I still frequently think of the first apartment we lived in after marriage, but these recollections are a heady cocktail of young love and optimism. I would have felt no different had we slept in a tent, tenement or chateau, but that flat never became ‘home’. Soon we contentedly installed in a charming 2-up 2-down ex-railwayman’s cottage, but it too was never ‘home’, merely somewhere where more memories were made, and the family began to grow. The same applies to our 3 characterful dwellings in Oxfordshire; from which I cheerfully moved on taking nothing but furniture and recollections with me.
And so, upon retirement I find myself in Scotland, arriving there with no regrets other than it added 6 hours on the drive to Burgundy. But do I feel ‘at home’ here? Hardly!

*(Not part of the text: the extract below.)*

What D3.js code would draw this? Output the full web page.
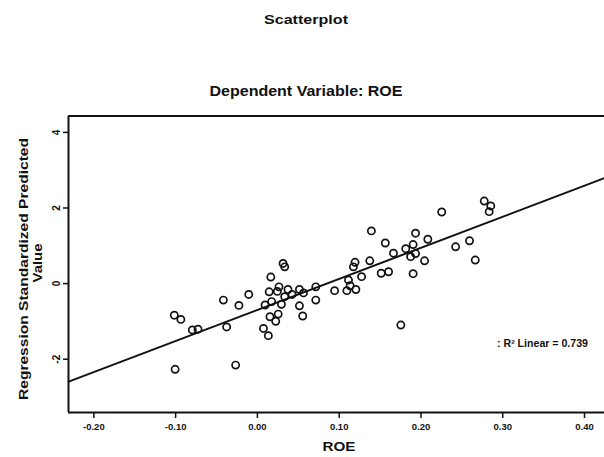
<!DOCTYPE html>
<html>
<head>
<meta charset="utf-8">
<script src="https://cdn.jsdelivr.net/npm/d3@7/dist/d3.min.js"></script>
<style>
  html, body { margin: 0; padding: 0; background: #ffffff; }
  svg { display: block; }
  text { font-family: "Liberation Sans", Arial, sans-serif; font-weight: bold; fill: #111; }
</style>
</head>
<body>
<svg id="chart" width="604" height="457"></svg>
<script>
// ---- data ----
const roe = [-0.100,-0.101,-0.093,-0.079,-0.072,-0.041,-0.037,-0.026,-0.022,-0.010,
  0.008,0.014,0.010,0.017,0.015,0.018,0.016,0.023,0.026,0.025,
  0.027,0.032,0.034,0.030,0.034,0.038,0.043,0.052,0.057,0.052,
  0.056,0.072,0.072,0.095,0.112,0.114,0.110,0.121,0.128,0.118,
  0.120,0.138,0.140,0.152,0.161,0.157,0.167,0.176,0.182,0.191,
  0.188,0.194,0.194,0.209,0.205,0.191,0.226,0.243,0.260,0.267,
  0.278,0.286,0.284];
const predicted = [-2.28,-0.85,-0.96,-1.24,-1.22,-0.45,-1.16,-2.17,-0.59,-0.30,
  -1.20,-1.39,-0.58,0.16,-0.23,-0.49,-0.89,-1.01,-0.82,-0.22,
  -0.10,0.52,0.43,-0.56,-0.36,-0.17,-0.30,-0.17,-0.26,-0.60,
  -0.87,-0.10,-0.45,-0.20,0.08,-0.07,-0.20,-0.17,0.17,0.43,
  0.55,0.59,1.38,0.26,0.30,1.06,0.79,-1.11,0.91,1.02,
  0.70,0.78,1.32,1.16,0.59,0.25,1.88,0.96,1.12,0.61,
  2.17,2.04,1.89];
const fitIntercept = -0.716;
const fitSlope = 8.22;
const xTicks = [-0.20,-0.10,0.00,0.10,0.20,0.30,0.40];
const xTickLabels = ["-0.20","-0.10","0.00","0.10","0.20","0.30","0.40"];
const yTicks = [4,2,0,-2];
const yTickLabels = ["4","2","0","-2"];
const fitLabel = ": R\u00B2 Linear = 0.739";

// ---- layout ----
const svg = d3.select("#chart");
const pLeft = 68, pRight = 620, pTop = 116, pBottom = 412;
const x = d3.scaleLinear().domain([-0.231, 0.444]).range([pLeft, pRight]);
const y = d3.scaleLinear().domain([-3.41, 4.42]).range([pBottom, pTop]);

// titles
svg.append("text").attr("x", 306).attr("y", 24).attr("text-anchor", "middle")
  .style("font-size", "13.5px").attr("textLength", 84).attr("lengthAdjust", "spacingAndGlyphs")
  .text("Scatterplot");
svg.append("text").attr("x", 306).attr("y", 96).attr("text-anchor", "middle")
  .style("font-size", "14px").attr("textLength", 193).attr("lengthAdjust", "spacingAndGlyphs")
  .text("Dependent Variable: ROE");

// regression line
const plot = svg.append("g");
plot.append("line")
  .attr("x1", x(-0.231)).attr("y1", y(fitIntercept + fitSlope * -0.231))
  .attr("x2", x(0.444)).attr("y2", y(fitIntercept + fitSlope * 0.444))
  .attr("stroke", "#111").attr("stroke-width", 2);

// points
plot.selectAll("circle").data(roe.map((d, i) => [d, predicted[i]])).join("circle")
  .attr("cx", d => x(d[0])).attr("cy", d => y(d[1])).attr("r", 3.6)
  .attr("fill", "none").attr("stroke", "#111").attr("stroke-width", 1.7);

// frame: top border
svg.append("line").attr("x1", pLeft).attr("x2", 604).attr("y1", pTop).attr("y2", pTop)
  .attr("stroke", "#111").attr("stroke-width", 2);

// x axis
const xAxis = svg.append("g").attr("transform", `translate(0,${pBottom})`)
  .call(d3.axisBottom(x).tickValues(xTicks).tickFormat((d, i) => xTickLabels[i])
    .tickSizeOuter(0).tickSize(6).tickPadding(5));
xAxis.select(".domain").attr("stroke", "#111").attr("stroke-width", 2)
  .attr("d", `M${pLeft},0.5H604`);
xAxis.selectAll(".tick line").attr("stroke", "#111").attr("stroke-width", 1.5);
xAxis.selectAll(".tick text").style("font-size", "9.5px")
  .style("font-family", "'Liberation Sans', Arial, sans-serif").style("font-weight", "bold").attr("fill", "#111");

// y axis
const yAxis = svg.append("g").attr("transform", `translate(${pLeft},0)`)
  .call(d3.axisLeft(y).tickValues(yTicks).tickFormat((d, i) => yTickLabels[i])
    .tickSizeOuter(0).tickSize(5));
yAxis.select(".domain").attr("stroke", "#111").attr("stroke-width", 2)
  .attr("d", `M0.5,${pTop}V${pBottom}`);
yAxis.selectAll(".tick line").attr("stroke", "#111").attr("stroke-width", 1.5);
yAxis.selectAll(".tick text").remove();
yAxis.selectAll(".tick").append("text")
  .attr("transform", "translate(-8,0) rotate(-90)")
  .attr("text-anchor", "middle").attr("dy", "0")
  .style("font-size", "10px").attr("fill", "#111")
  .text((d, i) => yTickLabels[i]);

// axis titles
svg.append("text").attr("x", 339).attr("y", 451).attr("text-anchor", "middle")
  .style("font-size", "13px").attr("textLength", 33).attr("lengthAdjust", "spacingAndGlyphs")
  .text("ROE");
svg.append("text").attr("transform", "translate(28,269) rotate(-90)")
  .attr("text-anchor", "middle").style("font-size", "12.5px")
  .attr("textLength", 262).attr("lengthAdjust", "spacingAndGlyphs")
  .text("Regression Standardized Predicted");
svg.append("text").attr("transform", "translate(42,263) rotate(-90)")
  .attr("text-anchor", "middle").style("font-size", "12.5px")
  .attr("textLength", 39).attr("lengthAdjust", "spacingAndGlyphs")
  .text("Value");

// fit label
svg.append("text").attr("x", 497).attr("y", 347).style("font-size", "10px")
  .attr("textLength", 91).attr("lengthAdjust", "spacingAndGlyphs")
  .text(fitLabel);
</script>
</body>
</html>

The house has a myriad charms, the locals are not the dour Misérables the English would stereotype them as and the surroundings are stunning (at least on those rare occasions when the sun condescends to appear), but that does not make it ‘home’. It is nothing more than a place that suits my current life extremely well but no more ‘home’ than Yosemite, Yokohama, Jičín or Jaffa. Mind you, even though I never lived .in any of these, the latter two probably came closest to feeling like ‘home’ – though neither for very long.
Having a father who grew up in the farthermost recesses of Bohemia, I now realise it is little wonder I became a country boy at heart. I thrived upon hearing stories of his rural childhood, reading of his country’s long, troubled history and admired its facetious, defiant attitude to authority. Add to all this the fact that one of my very few twentieth century heroes is Václav Havel and, for a time at least, Czechoslovakia might have achieved the status of ‘home’. Sadly, Václav passed on much too early, leaving only joyous anecdotes of a Head of State roller-skating along the presidential palace corridors. Thereafter the country immediately descended into yet one more satellite of the European pipedream governed by the usual assortment of talentless, charmless and useless politicos. Sorry Dad: while my origins may, and some influences certainly are to be found somewhere round there, my ‘home’ definitely lies elsewhere. Jičín too is now just another place of delightful memories.
Israel parallels Bohemia in many ways, and has the added advantage that I speak the language. This time though it is the scene of my mother’s background and she raised me on accounts of the back-breaking work to create a nation out of desert or mosquito infested swamp. Unsurprisingly therefore, arrogant twit that I am, in 1967 I set off on Day 3 of a war to offer that country my services. Back then I would have risked anything for its survival, buoyed by a curious mishmash of immense pride for what it was achieving and intense sympathy for what its (my!) peoples had suffered. It definitely proved to that country’s and my benefit that I only reached its shores some 10 days after victory had been achieved. Like Havel, Israel’s founding fathers were spiritual giants who succeeded so outstandingly because they strived for nationhood without once entertaining any notion of becoming one of its leaders. But now, it too is governed by nonentities with no desire other than a craving for power. Indeed some have proved to be Hamas’s and Hezbollah’s finest recruiting sergeants.
So where are my roots or where is ‘home’? You tell me but my best guess is that it is located approximately 7 cms. to the left of my right ear.